Each line containing the word "matplotlib" must be reported.

[START]

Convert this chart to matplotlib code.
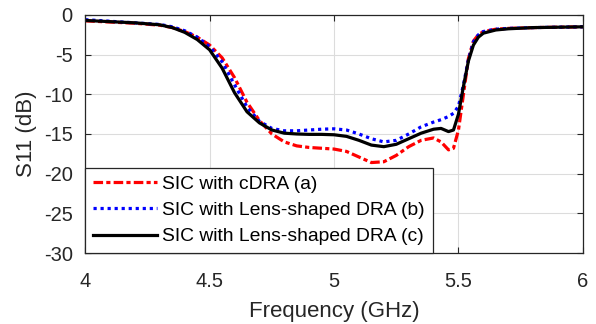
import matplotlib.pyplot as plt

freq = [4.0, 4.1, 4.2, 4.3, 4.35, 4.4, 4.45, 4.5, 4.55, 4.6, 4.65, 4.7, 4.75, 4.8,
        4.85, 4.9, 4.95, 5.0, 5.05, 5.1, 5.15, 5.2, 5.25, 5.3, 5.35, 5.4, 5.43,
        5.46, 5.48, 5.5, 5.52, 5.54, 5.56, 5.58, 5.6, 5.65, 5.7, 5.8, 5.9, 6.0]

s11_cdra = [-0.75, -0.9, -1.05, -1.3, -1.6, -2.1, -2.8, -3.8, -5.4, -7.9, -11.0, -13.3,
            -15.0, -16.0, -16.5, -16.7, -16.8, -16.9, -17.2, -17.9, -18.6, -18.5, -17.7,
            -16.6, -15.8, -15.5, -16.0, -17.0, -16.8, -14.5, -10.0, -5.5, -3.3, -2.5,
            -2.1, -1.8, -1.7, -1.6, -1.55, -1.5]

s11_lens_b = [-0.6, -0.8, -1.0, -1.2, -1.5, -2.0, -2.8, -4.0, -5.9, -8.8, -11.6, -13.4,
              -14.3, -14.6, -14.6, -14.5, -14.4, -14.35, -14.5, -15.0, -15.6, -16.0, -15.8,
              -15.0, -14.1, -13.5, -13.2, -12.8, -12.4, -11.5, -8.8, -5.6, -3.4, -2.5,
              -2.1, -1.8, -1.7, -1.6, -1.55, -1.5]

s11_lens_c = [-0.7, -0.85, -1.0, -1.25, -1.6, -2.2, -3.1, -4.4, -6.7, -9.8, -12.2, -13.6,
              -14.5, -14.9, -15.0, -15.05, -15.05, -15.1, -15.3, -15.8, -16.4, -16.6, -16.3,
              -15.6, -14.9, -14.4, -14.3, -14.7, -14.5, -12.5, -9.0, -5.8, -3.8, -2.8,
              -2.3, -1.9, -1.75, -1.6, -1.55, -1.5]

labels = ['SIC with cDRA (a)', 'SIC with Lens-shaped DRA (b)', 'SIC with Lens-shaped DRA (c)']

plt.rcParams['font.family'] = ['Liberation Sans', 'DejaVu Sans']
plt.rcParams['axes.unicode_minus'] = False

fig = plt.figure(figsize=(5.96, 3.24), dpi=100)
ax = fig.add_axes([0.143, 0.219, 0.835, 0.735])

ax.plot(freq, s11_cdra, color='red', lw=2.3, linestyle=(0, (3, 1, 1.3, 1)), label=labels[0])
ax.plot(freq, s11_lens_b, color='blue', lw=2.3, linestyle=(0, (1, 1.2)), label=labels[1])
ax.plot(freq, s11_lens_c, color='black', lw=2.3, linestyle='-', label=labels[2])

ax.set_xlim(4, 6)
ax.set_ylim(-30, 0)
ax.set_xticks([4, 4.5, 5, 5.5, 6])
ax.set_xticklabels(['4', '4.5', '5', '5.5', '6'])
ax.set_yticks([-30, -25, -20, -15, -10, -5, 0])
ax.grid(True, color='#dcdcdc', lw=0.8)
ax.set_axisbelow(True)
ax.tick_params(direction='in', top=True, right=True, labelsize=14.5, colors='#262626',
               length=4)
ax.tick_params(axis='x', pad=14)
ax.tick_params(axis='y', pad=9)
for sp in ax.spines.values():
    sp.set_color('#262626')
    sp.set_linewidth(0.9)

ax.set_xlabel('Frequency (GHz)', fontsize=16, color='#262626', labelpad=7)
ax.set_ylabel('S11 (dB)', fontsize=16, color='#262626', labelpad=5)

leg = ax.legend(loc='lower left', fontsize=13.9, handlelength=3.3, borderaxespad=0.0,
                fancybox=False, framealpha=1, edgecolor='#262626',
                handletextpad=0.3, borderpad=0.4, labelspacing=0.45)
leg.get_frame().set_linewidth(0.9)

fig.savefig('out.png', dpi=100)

[END]

### Written answer
Convert this chart to matplotlib code.
import matplotlib.pyplot as plt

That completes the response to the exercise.